In connection with the Purchase Agreement, the Company and its subsidiary entered into a security agreement, dated as of April 17, 2020, with the Investors (the "Security Agreement"), pursuant to which the Company and its subsidiary granted to the Investors a security interest in, among other items, the Company and its subsidiary's accounts, chattel paper, documents, equipment, general intangibles, instruments and inventory, and all proceeds, as set forth in the Security Agreement. In addition, pursuant to an intellectual property security agreement, dated as of April 17, 2020 (the "IP Security Agreement"), the Company granted to the Investors a continuing security interest in all of the Company's right, title and interest in, to and under certain of the Company's trademarks, copyrights and patents. In addition, the Company's subsidiary agreed to guarantee and act as surety for the Company's obligation to repay the Notes pursuant to a subsidiary guarantee (the "Subsidiary Guarantee").

The foregoing description of the Purchase Agreement, the Security Agreement, the IP Security Agreement, Subsidiary Guarantee, the Notes (including the Registered Notes), and the Warrants are qualified in their entirety by reference to the full text of such Purchase Agreement, Security Agreement, IP Security Agreement, Subsidiary Guarantee, Notes and Warrants, the forms of which are attached as Exhibits 10.1, 10.2, 10.3, 10.4, 4.1, 4.2 and 4.3, respectively, to this Current Report on Form 8-K (this "Form 8-K"), and which are incorporated herein in their entirety by reference. The Company is filing the opinion of its counsel, Sullivan & Worcester LP, relating to the legality of the issuance and sale of the Registered Notes and the Conversion Shares underlying the Registered Notes as Exhibit 5.1 hereto. Exhibit 5.1 is incorporated herein by reference and into the Shelf Registration Statement.

This Form 8-K contains forward-looking statements. Forward-looking statements include, but are not limited to, statements that express the Company's intentions, beliefs, expectations, strategies, predictions or any other statements related to the Company's future activities, or future events or conditions. These statements are based on current expectations, estimates and projections about the Company's business based, in part, on assumptions made by its management. These statements are not guarantees of future performances and involve risks, uncertainties and assumptions that are difficult to predict.
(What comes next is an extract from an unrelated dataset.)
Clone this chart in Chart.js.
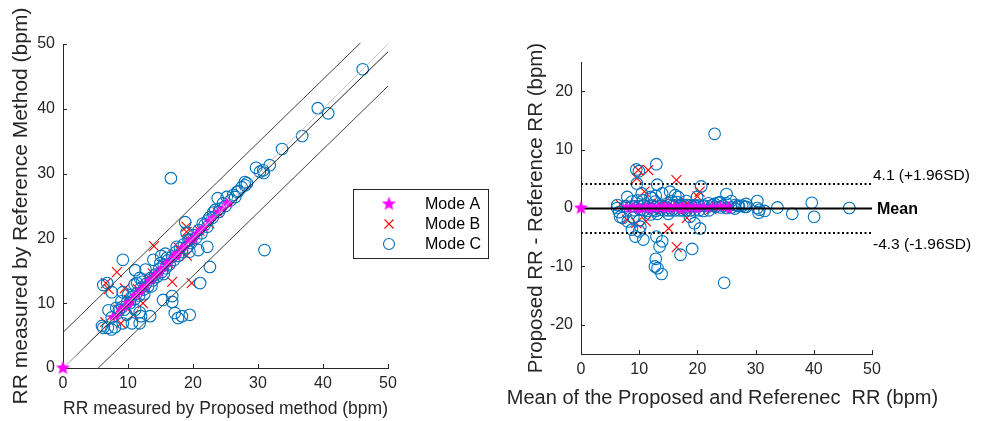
<!DOCTYPE html>
<html>
<head>
<meta charset="utf-8">
<script src="https://cdn.jsdelivr.net/npm/chart.js@4.4.1/dist/chart.umd.min.js"></script>
<style>
  html, body { margin: 0; padding: 0; background: #fff; }
  body { width: 987px; height: 421px; position: relative; overflow: hidden; }
  #agreementChart { position: absolute; left: 0; top: 0; }
  #blandAltmanChart { position: absolute; left: 500px; top: 0; }
</style>
</head>
<body>
<canvas id="agreementChart" width="500" height="421"></canvas>
<canvas id="blandAltmanChart" width="487" height="421"></canvas>
<script>
// ---- data ----
const axisTicks = [0, 10, 20, 30, 40, 50];
const diffTicks = [-20, -10, 0, 10, 20];

const modeAProposed = [0, 7.6, 8.3, 8.8, 9.4, 9.9, 10.4, 10.9, 11.4, 11.9, 12.3, 12.8, 13.2, 13.7, 14.1, 14.6, 15.0, 15.5, 15.9, 16.4, 16.9, 17.3, 17.8, 18.3, 18.8, 19.3, 19.9, 20.5, 21.1, 21.8, 22.4, 23.1, 23.8, 24.5, 25.2, 25.6, 12.0, 14.9, 17.5, 20.2, 10.1];
const modeAReference = [0, 7.8, 8.1, 9.1, 9.3, 10.1, 10.2, 11.2, 11.3, 12.1, 12.5, 12.7, 13.5, 13.6, 14.4, 14.5, 15.3, 15.4, 16.2, 16.3, 17.1, 17.6, 17.7, 18.6, 18.7, 19.6, 19.8, 20.7, 21.3, 21.7, 22.7, 23.2, 24.1, 24.6, 25.5, 25.3, 11.7, 14.7, 17.2, 20.0, 9.8];

const modeBProposed = [6.6, 8.3, 7.05, 9.5, 10.8, 8.9, 6.5, 12.3, 14.0, 16.8, 19.8, 19.0, 19.0, 19.05, 10.2, 12.5, 13.3, 14.2, 15.6, 16.3, 17.0, 18.1, 19.5, 21.0, 22.5, 11.5, 13.8, 8.5, 23.8, 17.8];
const modeBReference = [13.1, 14.8, 12.15, 12.3, 8.2, 6.9, 7.1, 10.0, 18.8, 13.3, 13.1, 21.8, 21.0, 17.35, 10.5, 12.3, 13.8, 14.0, 15.9, 16.1, 17.4, 18.0, 19.7, 21.2, 22.3, 12.2, 14.6, 9.0, 24.0, 18.6];

const modeCProposed = [46.1, 39.2, 40.8, 36.8, 33.7, 29.7, 30.8, 30.3, 31.8, 30.9, 28.0, 28.3, 27.5, 28.0, 26.2, 25.2, 23.8, 23.4, 22.6, 22.3, 26.8, 24.2, 24.6, 23.1, 21.5,
  18.8, 19.0, 19.5, 20.8, 22.2, 31.0, 22.6, 21.1, 16.6, 15.75, 13.9, 12.7, 11.1, 9.2, 15.0, 15.4, 16.8, 16.8, 17.2, 17.7, 18.3, 19.5, 13.4, 11.8, 10.6, 9.2, 8.0, 6.9, 6.2,
  7.0, 6.2, 6.8, 7.5, 9.2, 11.0, 11.4, 11.8, 11.1, 11.8, 12.0, 9.8, 9.1, 15.1, 19.45, 7.45,
  8.6, 9.4, 9.9, 10.3, 10.5, 11.0, 11.3, 11.7, 12.0, 12.4, 12.8, 13.1, 13.5, 13.8, 14.2, 14.5, 14.8, 15.2, 15.5, 15.8, 16.1, 16.4, 16.8, 17.1, 17.4, 17.7, 18.0, 18.3,
  18.6, 19.0, 19.3, 19.7, 20.1, 20.5, 20.9, 21.3, 21.8, 22.2, 23.0, 24.0, 25.0, 25.8, 26.5, 27.0, 7.5, 6.0, 8.2, 9.0, 10.0, 12.5, 13.6, 15.5, 17.5, 16.0, 12.2];
const modeCReference = [46.1, 40.1, 39.3, 35.8, 33.8, 30.9, 30.5, 30.3, 31.3, 30.1, 28.7, 28.5, 27.9, 28.2, 26.7, 26.4, 26.2, 24.4, 23.3, 22.8, 27.2, 24.6, 25.4, 24.0, 22.3,
  22.5, 20.9, 19.8, 18.2, 18.7, 18.2, 15.6, 13.1, 29.3, 17.65, 16.7, 15.2, 15.1, 16.7, 16.2, 10.5, 10.2, 11.1, 8.5, 7.7, 8.0, 8.2, 8.0, 6.9, 6.9, 6.9, 6.3, 6.2, 6.2,
  8.9, 12.8, 13.1, 11.7, 11.7, 12.9, 13.1, 13.9, 9.0, 8.6, 8.0, 8.2, 9.4, 17.3, 17.95, 5.95,
  8.9, 9.0, 10.2, 10.0, 10.9, 10.6, 11.5, 11.2, 12.4, 12.1, 13.0, 12.6, 13.9, 13.5, 14.4, 14.1, 15.3, 14.8, 15.9, 15.4, 16.6, 16.0, 17.2, 16.7, 17.9, 17.3, 18.5, 17.9,
  19.1, 18.6, 19.8, 19.3, 20.5, 20.1, 21.3, 20.8, 22.1, 21.8, 23.2, 24.1, 25.0, 25.9, 26.4, 27.3, 7.8, 6.5, 9.3, 10.3, 11.3, 11.4, 12.6, 14.5, 18.7, 17.0, 13.3];

// fitted lines on the agreement plot (x = 0 and x = 50)
const lineX = [0, 50];
const identityY = [0, 50];
const fitY = [0, 48.8];
const upperBandY = [5.5, 54.3];
const lowerBandY = [-5.3, 43.5];

// Bland-Altman reference lines
const meanDiff = -0.1;
const upperLimit = 4.1;
const lowerLimit = -4.3;
const limitLabels = ['4.1 (+1.96SD)', 'Mean', '-4.3 (-1.96SD)'];
const legendLabels = ['Mode A', 'Mode B', 'Mode C'];
const baXTitle = 'Mean of the Proposed and Referenec  RR (bpm)';

// ---- styling ----
const fontFamily = "'Liberation Sans', Arial, Helvetica, sans-serif";
const axisColor = '#262626';
const colorA = '#ff00ff';
const colorB = '#ff0000';
const colorC = '#0072bd';

function makeStar(radius, color) {
    const size = Math.ceil(radius * 2 + 2);
    const canvas = document.createElement('canvas');
    canvas.width = size;
    canvas.height = size;
    const ctx = canvas.getContext('2d');
    ctx.translate(size / 2, size / 2);
    ctx.beginPath();
    for (let i = 0; i < 10; i++) {
        const r = i % 2 === 0 ? radius : radius * 0.42;
        const a = -Math.PI / 2 + i * Math.PI / 5;
        ctx.lineTo(r * Math.cos(a), r * Math.sin(a));
    }
    ctx.closePath();
    ctx.fillStyle = color;
    ctx.fill();
    return canvas;
}

const starImage = makeStar(7.5, colorA);
const smallStar = makeStar(5.2, colorA);

function toPoints(xs, ys) {
    return xs.map(function (x, i) { return { x: x, y: ys[i] }; });
}

function toDifferences(proposed, reference) {
    return proposed.map(function (p, i) {
        return { x: (p + reference[i]) / 2, y: reference[i] - p };
    });
}

function markerSets(a, b, c) {
    return [
        { label: legendLabels[0], data: a, order: 1, clip: false, pointStyle: smallStar, pointRadius: 5,
          borderColor: colorA, backgroundColor: colorA },
        { label: legendLabels[2], data: c, order: 2, clip: false, pointStyle: 'circle', pointRadius: 5.8,
          borderColor: colorC, backgroundColor: 'transparent', borderWidth: 1.1 },
        { label: legendLabels[1], data: b, order: 3, clip: false, pointStyle: 'crossRot', pointRadius: 7,
          borderColor: colorB, backgroundColor: colorB, borderWidth: 1.1 }
    ];
}

function lineSet(xs, ys, color, width, dash) {
    return {
        data: toPoints(xs, ys), showLine: true, pointRadius: 0, order: 0,
        borderColor: color, borderWidth: width, borderDash: dash || [], clip: 1
    };
}

function fixedTicks(values) {
    return function (scale) {
        scale.ticks = values.map(function (v) { return { value: v }; });
    };
}

function buildScale(opts) {
    return {
        type: 'linear',
        min: opts.min,
        max: opts.max,
        afterBuildTicks: fixedTicks(opts.ticks),
        afterFit: opts.afterFit,
        grid: { display: false, drawTicks: false, tickLength: 0 },
        border: { display: true, color: axisColor, width: 1 },
        ticks: {
            color: axisColor, padding: opts.tickPadding, autoSkip: false, maxRotation: 0,
            font: { family: fontFamily, size: 16 }
        },
        title: {
            display: opts.title !== '', text: opts.title, color: axisColor, padding: opts.titlePadding,
            font: { family: fontFamily, size: opts.titleSize }
        }
    };
}

const inwardTicks = {
    id: 'inwardTicks',
    afterDraw: function (chart) {
        const ctx = chart.ctx;
        const area = chart.chartArea;
        ctx.save();
        ctx.strokeStyle = axisColor;
        ctx.lineWidth = 1;
        chart.scales.x.ticks.forEach(function (t) {
            const px = Math.round(chart.scales.x.getPixelForValue(t.value)) + 0.5;
            ctx.beginPath();
            ctx.moveTo(px, area.bottom);
            ctx.lineTo(px, area.bottom - 4);
            ctx.stroke();
        });
        chart.scales.y.ticks.forEach(function (t) {
            const py = Math.round(chart.scales.y.getPixelForValue(t.value)) + 0.5;
            ctx.beginPath();
            ctx.moveTo(area.left, py);
            ctx.lineTo(area.left + 4, py);
            ctx.stroke();
        });
        ctx.restore();
    }
};

// the first Mode A point (the origin) is drawn larger and over the axes, as in the reference
const originStar = {
    id: 'originStar',
    afterDraw: function (chart) {
        const first = chart.getDatasetMeta(0).data[0];
        chart.ctx.drawImage(starImage, first.x - starImage.width / 2, first.y - starImage.height / 2);
    }
};

const legendBox = {
    id: 'legendBox',
    afterDraw: function (chart) {
        const ctx = chart.ctx;
        ctx.save();
        ctx.fillStyle = '#fff';
        ctx.fillRect(353.5, 189.5, 135, 69);
        ctx.strokeStyle = axisColor;
        ctx.lineWidth = 1;
        ctx.strokeRect(353.5, 189.5, 135, 69);
        const rows = [204, 224, 244];
        // star
        ctx.drawImage(starImage, 389 - starImage.width / 2, rows[0] - starImage.height / 2);
        // cross
        ctx.strokeStyle = colorB;
        ctx.lineWidth = 1.1;
        ctx.beginPath();
        ctx.moveTo(384.5, rows[1] - 4.5); ctx.lineTo(393.5, rows[1] + 4.5);
        ctx.moveTo(393.5, rows[1] - 4.5); ctx.lineTo(384.5, rows[1] + 4.5);
        ctx.stroke();
        // circle
        ctx.strokeStyle = colorC;
        ctx.beginPath();
        ctx.arc(389, rows[2], 5.5, 0, Math.PI * 2);
        ctx.stroke();
        ctx.fillStyle = '#000';
        ctx.font = '16px ' + fontFamily;
        ctx.textBaseline = 'middle';
        legendLabels.forEach(function (label, i) {
            ctx.fillText(label, 425, rows[i] + 1);
        });
        ctx.restore();
    }
};

const limitText = {
    id: 'limitText',
    afterDraw: function (chart) {
        const ctx = chart.ctx;
        const y = chart.scales.y;
        const area = chart.chartArea;
        const x = area.right;
        ctx.save();
        ctx.fillStyle = '#000';
        ctx.textBaseline = 'middle';
        ctx.font = '15.5px ' + fontFamily;
        ctx.fillText(limitLabels[0], x + 1, y.getPixelForValue(upperLimit) - 8);
        ctx.fillText(limitLabels[2], x + 1, y.getPixelForValue(lowerLimit) + 12);
        ctx.font = 'bold 16px ' + fontFamily;
        ctx.fillText(limitLabels[1], x + 5, y.getPixelForValue(meanDiff) + 1);
        // x-axis title is wider than the axis, so it is drawn here without squeezing
        ctx.fillStyle = axisColor;
        ctx.font = '20px ' + fontFamily;
        ctx.textAlign = 'center';
        ctx.fillText(baXTitle, (area.left + area.right) / 2 - 4, 398);
        ctx.restore();
    }
};

const commonOptions = {
    responsive: false,
    animation: false,
    events: [],
    plugins: { legend: { display: false }, tooltip: { enabled: false } }
};

new Chart(document.getElementById('agreementChart'), {
    type: 'scatter',
    data: {
        datasets: markerSets(
            toPoints(modeAProposed, modeAReference),
            toPoints(modeBProposed, modeBReference),
            toPoints(modeCProposed, modeCReference)
        ).concat([
            lineSet(lineX, identityY, '#c8c8c8', 1),
            lineSet(lineX, fitY, '#1a1a1a', 1),
            lineSet(lineX, upperBandY, '#404040', 1),
            lineSet(lineX, lowerBandY, '#404040', 1)
        ])
    },
    options: Object.assign({}, commonOptions, {
        layout: { padding: { left: 0, right: 112, top: 44, bottom: 0 } },
        scales: {
            x: buildScale({
                min: 0, max: 50, ticks: axisTicks, tickPadding: 6,
                title: 'RR measured by Proposed method (bpm)', titleSize: 18,
                titlePadding: { top: 0, bottom: 1 },
                afterFit: function (s) { s.height = 53; }
            }),
            y: buildScale({
                min: 0, max: 50, ticks: axisTicks, tickPadding: 8,
                title: 'RR measured by Reference Method (bpm)', titleSize: 21,
                titlePadding: { top: 9, bottom: 0 },
                afterFit: function (s) { s.width = 63; }
            })
        }
    }),
    plugins: [inwardTicks, originStar, legendBox]
});

new Chart(document.getElementById('blandAltmanChart'), {
    type: 'scatter',
    data: {
        datasets: markerSets(
            toDifferences(modeAProposed, modeAReference),
            toDifferences(modeBProposed, modeBReference),
            toDifferences(modeCProposed, modeCReference)
        ).concat([
            lineSet(lineX, [meanDiff, meanDiff], '#000', 2),
            lineSet(lineX, [upperLimit, upperLimit], '#000', 2, [2, 2.5]),
            lineSet(lineX, [lowerLimit, lowerLimit], '#000', 2, [2, 2.5])
        ])
    },
    options: Object.assign({}, commonOptions, {
        layout: { padding: { left: 0, right: 115, top: 62, bottom: 0 } },
        scales: {
            x: buildScale({
                min: 0, max: 50, ticks: axisTicks, tickPadding: 6,
                title: '', titleSize: 18,
                titlePadding: { top: 0, bottom: 0 },
                afterFit: function (s) { s.height = 67; }
            }),
            y: buildScale({
                min: -25, max: 25, ticks: diffTicks, tickPadding: 8,
                title: 'Proposed RR - Reference RR (bpm)', titleSize: 20.5,
                titlePadding: { top: 24, bottom: 0 },
                afterFit: function (s) { s.width = 81; }
            })
        }
    }),
    plugins: [inwardTicks, originStar, limitText]
});
</script>
</body>
</html>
Therefore, actual outcomes and results may differ materially from what is expressed or forecasted in the forward-looking statements due to numerous factors, including those risks discussed in the Company's Annual Report on Form 10-K, and in other documents that the Company files from time to time with the SEC. Any forward-looking statements speak only as of the date on which they are made, and the Company undertakes no obligation to update any forward-looking statement to reflect events or circumstances after the date of this Form 8-K, except as required by law.

The prospectus supplement relating to the Registered Offering will be available on the SEC's web site at http://www.sec.gov.

Item 3.02 Unregistered Sales of Equity Securities.

The applicable information set forth in Item 1.01 of this Form 8-K is incorporated by reference in this Item 3.02.

Item 9.01 Financial Statements and Exhibits.





(d) Exhibits.



Exhibit No.    Description
Exhibit 4.1      Form of Unrestricted Senior Secured Convertible Promissory Note
               due April 16, 2021.
Exhibit 4.2      Form of Restricted Senior Secured Convertible Promissory Note due
               April 16, 2021.
Exhibit 4.3      Form of Common Stock Purchase Warrant.
Exhibit 5.1      Opinion of Sullivan & Worcester LLP.
Exhibit 10.1     Form of Securities Purchase Agreement, dated as of April 17,
               2020, by and between the Company and the Investors.
Exhibit 10.2     Form of Security Agreement, dated April 17, 2020, by and among
               the Company, the Company's subsidiary and the Secured Parties.
Exhibit 10.3     Form of IP Security Agreement, dated April 17, 2020, by the
               Company, in favor of the Agent and the Secured Parties.
Exhibit 10.4     Form of Subsidiary Guarantee, dated April 17, 2020, made by the
               Company's subsidiary in favor of the Investors.